═════ Recorded data ═════

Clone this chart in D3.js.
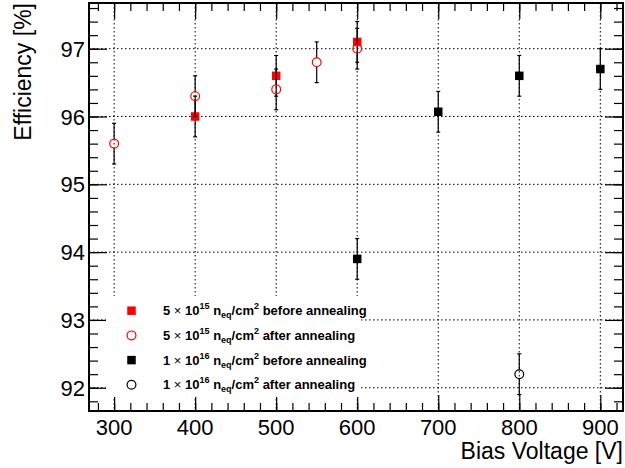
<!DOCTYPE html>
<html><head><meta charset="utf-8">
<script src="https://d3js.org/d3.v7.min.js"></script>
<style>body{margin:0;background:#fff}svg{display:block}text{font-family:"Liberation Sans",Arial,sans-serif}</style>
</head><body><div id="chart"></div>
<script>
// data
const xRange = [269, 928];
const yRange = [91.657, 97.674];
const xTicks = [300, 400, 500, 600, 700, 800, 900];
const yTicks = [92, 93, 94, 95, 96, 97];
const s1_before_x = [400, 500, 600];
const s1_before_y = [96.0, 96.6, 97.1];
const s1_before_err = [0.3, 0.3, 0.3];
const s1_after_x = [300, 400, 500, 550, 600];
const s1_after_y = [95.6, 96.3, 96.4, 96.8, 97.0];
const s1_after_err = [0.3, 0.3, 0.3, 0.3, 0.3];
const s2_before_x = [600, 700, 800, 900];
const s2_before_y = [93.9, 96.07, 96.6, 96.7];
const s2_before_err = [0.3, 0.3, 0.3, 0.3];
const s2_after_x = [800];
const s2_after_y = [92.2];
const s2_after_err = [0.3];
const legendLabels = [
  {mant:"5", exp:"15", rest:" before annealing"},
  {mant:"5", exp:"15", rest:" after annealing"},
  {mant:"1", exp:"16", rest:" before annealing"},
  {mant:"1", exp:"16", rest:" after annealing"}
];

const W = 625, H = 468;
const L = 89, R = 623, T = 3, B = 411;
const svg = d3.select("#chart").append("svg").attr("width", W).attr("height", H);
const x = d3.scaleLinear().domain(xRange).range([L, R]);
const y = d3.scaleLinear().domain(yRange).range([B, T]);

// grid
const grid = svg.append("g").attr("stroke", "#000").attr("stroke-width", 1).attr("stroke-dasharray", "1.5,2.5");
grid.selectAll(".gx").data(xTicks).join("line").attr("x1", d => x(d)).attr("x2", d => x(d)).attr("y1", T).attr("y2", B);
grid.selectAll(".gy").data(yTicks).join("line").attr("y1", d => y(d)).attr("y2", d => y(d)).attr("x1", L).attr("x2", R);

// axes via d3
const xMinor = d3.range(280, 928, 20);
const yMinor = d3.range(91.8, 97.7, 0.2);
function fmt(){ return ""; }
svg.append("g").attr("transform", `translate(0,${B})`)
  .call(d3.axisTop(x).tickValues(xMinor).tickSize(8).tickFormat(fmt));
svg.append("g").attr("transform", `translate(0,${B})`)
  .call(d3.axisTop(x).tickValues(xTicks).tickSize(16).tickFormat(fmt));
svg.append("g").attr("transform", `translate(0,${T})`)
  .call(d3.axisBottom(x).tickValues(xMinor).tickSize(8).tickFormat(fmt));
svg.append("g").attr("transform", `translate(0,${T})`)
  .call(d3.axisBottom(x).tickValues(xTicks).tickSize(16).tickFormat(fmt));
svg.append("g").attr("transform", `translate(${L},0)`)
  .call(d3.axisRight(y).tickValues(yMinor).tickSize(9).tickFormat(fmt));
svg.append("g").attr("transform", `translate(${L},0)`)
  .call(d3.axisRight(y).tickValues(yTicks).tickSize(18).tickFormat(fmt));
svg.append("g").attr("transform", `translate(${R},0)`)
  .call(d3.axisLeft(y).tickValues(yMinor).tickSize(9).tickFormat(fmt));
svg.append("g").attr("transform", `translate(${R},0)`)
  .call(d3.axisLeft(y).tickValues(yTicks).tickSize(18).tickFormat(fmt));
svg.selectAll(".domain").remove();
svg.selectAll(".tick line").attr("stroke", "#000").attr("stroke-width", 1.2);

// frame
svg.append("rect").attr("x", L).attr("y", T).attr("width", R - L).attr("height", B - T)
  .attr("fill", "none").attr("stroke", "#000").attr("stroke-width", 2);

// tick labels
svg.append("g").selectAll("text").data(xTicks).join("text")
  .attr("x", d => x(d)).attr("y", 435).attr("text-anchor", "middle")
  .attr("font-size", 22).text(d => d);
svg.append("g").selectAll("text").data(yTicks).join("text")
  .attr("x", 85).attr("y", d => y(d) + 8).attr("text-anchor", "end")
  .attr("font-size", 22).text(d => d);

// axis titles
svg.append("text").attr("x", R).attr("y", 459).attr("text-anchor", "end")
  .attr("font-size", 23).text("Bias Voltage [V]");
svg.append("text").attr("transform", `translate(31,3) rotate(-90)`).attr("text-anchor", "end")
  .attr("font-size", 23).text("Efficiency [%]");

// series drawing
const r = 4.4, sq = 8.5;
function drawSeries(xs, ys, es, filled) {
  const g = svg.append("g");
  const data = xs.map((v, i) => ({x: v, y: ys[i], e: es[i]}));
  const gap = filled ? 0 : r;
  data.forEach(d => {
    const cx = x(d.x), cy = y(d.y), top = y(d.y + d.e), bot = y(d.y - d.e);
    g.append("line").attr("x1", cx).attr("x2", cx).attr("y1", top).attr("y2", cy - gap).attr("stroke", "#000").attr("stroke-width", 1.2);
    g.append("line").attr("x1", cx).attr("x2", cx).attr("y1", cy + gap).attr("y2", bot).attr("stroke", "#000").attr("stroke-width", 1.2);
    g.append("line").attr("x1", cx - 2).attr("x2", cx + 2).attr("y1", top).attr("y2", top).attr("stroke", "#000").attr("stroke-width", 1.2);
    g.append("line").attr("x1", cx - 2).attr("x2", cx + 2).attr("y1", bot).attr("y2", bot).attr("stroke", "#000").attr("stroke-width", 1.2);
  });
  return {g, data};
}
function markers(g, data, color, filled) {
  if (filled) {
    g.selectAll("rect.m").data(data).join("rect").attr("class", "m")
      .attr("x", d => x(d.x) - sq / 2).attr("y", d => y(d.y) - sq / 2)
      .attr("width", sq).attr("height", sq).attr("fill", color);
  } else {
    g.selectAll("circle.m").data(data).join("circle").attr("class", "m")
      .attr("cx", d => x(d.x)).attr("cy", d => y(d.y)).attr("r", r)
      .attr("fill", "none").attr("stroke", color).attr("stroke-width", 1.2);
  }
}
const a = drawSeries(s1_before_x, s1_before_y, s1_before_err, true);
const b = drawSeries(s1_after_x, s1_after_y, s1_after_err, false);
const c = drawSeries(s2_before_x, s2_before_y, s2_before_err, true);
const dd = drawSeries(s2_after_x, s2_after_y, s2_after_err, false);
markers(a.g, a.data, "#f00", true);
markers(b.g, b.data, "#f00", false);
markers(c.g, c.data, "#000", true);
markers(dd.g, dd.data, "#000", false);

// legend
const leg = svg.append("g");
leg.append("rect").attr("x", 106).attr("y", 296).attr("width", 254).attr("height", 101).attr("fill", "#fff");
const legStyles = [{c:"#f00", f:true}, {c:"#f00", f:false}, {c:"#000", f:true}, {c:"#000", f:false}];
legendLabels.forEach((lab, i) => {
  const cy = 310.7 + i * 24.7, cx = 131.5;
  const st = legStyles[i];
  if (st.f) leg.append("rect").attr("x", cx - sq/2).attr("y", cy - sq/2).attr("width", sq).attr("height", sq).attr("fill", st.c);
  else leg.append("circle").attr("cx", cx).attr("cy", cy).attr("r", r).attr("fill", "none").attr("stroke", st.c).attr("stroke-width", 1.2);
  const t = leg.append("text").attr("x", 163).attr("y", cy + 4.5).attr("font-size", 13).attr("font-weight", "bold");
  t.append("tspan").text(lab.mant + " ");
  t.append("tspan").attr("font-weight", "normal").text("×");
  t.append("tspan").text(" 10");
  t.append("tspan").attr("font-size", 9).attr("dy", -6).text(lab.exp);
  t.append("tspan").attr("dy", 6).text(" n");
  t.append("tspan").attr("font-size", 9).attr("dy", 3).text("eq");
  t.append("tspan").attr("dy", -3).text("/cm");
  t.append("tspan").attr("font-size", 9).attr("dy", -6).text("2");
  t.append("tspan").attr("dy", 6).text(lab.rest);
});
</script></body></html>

═════

> What you will do
Skip every picture and return the lines above from the top through the one that contains "const y = d3.scaleLinear().domain(yRange).range([B, T]);".

> Written response
Clone this chart in D3.js.
<!DOCTYPE html>
<html><head><meta charset="utf-8">
<script src="https://d3js.org/d3.v7.min.js"></script>
<style>body{margin:0;background:#fff}svg{display:block}text{font-family:"Liberation Sans",Arial,sans-serif}</style>
</head><body><div id="chart"></div>
<script>
// data
const xRange = [269, 928];
const yRange = [91.657, 97.674];
const xTicks = [300, 400, 500, 600, 700, 800, 900];
const yTicks = [92, 93, 94, 95, 96, 97];
const s1_before_x = [400, 500, 600];
const s1_before_y = [96.0, 96.6, 97.1];
const s1_before_err = [0.3, 0.3, 0.3];
const s1_after_x = [300, 400, 500, 550, 600];
const s1_after_y = [95.6, 96.3, 96.4, 96.8, 97.0];
const s1_after_err = [0.3, 0.3, 0.3, 0.3, 0.3];
const s2_before_x = [600, 700, 800, 900];
const s2_before_y = [93.9, 96.07, 96.6, 96.7];
const s2_before_err = [0.3, 0.3, 0.3, 0.3];
const s2_after_x = [800];
const s2_after_y = [92.2];
const s2_after_err = [0.3];
const legendLabels = [
  {mant:"5", exp:"15", rest:" before annealing"},
  {mant:"5", exp:"15", rest:" after annealing"},
  {mant:"1", exp:"16", rest:" before annealing"},
  {mant:"1", exp:"16", rest:" after annealing"}
];

const W = 625, H = 468;
const L = 89, R = 623, T = 3, B = 411;
const svg = d3.select("#chart").append("svg").attr("width", W).attr("height", H);
const x = d3.scaleLinear().domain(xRange).range([L, R]);
const y = d3.scaleLinear().domain(yRange).range([B, T]);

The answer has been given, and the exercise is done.